ただし、for文では、“正確に時間を計ってマイコンを待機させる”ことはできません。そこで、今回はマイコンに内蔵されている「タイマー」で割り込み処理を実装します。タイマーでウェイト関数を作っておけば、マイクロマウス競技の「2秒停止ルール」にも使えて便利です。
Pi:Co Classicに搭載されているSH7125には、「CMT(コンペアマッチタイマー)」「MTU(マルチファンクションタイマーパルスユニット)」「WDT(ウォッチドッグタイマー)」の3つのタイマーが用意されています。
今回は、カンタンに使えるCMTを使います。CMTは、「1」「2」「3」とカウントして、ユーザーが指定した値とカウンタの値を比較し、一致したときにフラグを立てます。この処理を“コンペアマッチ(比較一致)割り込み”といいます。

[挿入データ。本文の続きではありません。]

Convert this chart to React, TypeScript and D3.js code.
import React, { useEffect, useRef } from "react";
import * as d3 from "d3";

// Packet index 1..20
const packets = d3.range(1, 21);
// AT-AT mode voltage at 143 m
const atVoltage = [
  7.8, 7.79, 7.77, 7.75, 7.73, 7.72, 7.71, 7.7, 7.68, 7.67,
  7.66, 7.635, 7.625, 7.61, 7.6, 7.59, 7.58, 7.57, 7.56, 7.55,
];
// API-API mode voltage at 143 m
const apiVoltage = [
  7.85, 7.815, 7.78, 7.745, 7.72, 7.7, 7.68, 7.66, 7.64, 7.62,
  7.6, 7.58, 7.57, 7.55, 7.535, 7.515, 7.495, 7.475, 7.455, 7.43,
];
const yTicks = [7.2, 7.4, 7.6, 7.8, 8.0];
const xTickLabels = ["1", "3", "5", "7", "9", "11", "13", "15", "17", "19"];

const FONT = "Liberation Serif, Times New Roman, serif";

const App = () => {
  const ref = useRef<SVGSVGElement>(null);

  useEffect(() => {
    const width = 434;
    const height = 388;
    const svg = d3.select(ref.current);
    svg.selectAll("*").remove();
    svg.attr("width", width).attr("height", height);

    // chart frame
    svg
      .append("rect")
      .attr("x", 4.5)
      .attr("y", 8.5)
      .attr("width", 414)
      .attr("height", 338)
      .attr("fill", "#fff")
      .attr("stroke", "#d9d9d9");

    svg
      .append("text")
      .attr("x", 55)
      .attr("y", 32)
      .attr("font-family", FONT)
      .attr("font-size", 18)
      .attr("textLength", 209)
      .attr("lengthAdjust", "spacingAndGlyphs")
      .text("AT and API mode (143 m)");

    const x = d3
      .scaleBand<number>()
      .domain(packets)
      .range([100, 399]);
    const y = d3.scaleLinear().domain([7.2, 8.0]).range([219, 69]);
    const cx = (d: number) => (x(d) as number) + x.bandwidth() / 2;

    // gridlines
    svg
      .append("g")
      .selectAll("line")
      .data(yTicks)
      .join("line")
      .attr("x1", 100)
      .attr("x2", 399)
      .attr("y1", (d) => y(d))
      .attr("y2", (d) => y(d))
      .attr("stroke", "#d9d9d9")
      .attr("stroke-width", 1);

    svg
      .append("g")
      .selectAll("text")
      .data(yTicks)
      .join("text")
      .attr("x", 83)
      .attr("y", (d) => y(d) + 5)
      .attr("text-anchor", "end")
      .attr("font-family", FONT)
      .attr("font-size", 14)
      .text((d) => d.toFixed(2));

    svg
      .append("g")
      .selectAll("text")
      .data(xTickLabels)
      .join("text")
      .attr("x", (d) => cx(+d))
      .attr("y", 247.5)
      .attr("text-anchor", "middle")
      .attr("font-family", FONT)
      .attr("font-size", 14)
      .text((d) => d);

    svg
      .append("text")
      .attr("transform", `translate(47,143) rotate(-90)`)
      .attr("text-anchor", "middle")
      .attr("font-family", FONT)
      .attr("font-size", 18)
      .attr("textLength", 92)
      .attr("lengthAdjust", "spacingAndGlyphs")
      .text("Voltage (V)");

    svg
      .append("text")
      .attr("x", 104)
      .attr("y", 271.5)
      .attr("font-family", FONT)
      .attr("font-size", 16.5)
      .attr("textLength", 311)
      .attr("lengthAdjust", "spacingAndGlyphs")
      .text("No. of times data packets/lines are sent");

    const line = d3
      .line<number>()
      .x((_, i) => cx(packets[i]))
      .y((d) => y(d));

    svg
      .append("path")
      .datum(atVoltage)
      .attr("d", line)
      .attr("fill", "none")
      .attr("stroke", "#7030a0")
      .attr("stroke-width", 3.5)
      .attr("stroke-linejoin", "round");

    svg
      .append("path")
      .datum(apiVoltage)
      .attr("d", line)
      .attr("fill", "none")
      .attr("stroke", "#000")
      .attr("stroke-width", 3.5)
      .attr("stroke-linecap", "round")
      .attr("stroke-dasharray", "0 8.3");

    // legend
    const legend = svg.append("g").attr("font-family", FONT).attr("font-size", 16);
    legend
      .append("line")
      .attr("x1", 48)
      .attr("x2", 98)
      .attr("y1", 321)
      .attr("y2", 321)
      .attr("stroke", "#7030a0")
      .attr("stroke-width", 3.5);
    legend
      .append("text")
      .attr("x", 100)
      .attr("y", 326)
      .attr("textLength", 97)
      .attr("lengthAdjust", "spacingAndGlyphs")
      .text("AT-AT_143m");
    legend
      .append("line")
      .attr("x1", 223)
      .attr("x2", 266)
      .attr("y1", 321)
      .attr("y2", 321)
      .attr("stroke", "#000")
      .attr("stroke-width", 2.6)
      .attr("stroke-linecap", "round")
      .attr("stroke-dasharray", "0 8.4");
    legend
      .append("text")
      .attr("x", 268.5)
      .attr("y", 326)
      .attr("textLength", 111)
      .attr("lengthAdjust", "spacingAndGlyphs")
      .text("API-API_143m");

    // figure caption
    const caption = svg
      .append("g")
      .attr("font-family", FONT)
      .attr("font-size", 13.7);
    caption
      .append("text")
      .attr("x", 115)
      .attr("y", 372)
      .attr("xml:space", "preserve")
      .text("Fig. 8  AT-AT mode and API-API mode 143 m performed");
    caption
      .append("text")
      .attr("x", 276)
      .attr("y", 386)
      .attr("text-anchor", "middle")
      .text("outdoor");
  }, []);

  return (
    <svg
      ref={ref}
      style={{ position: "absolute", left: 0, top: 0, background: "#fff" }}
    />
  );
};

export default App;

CMTがカウントするスピードは、周辺クロックPφに依存しています。「8分のPφ」「32分のPφ」「128分のPφ」「512分のPφ」の4種類から選べます。
ちなみにMTUは、CMTよりも高度なタイマーであり複雑な処理が可能です。次回以降で紹介する、ブザーを鳴らしたり、モーターを制御したりするのに使用します。なお、WDTは、プログラムの暴走を監視するタイマーですので、本連載では扱いません。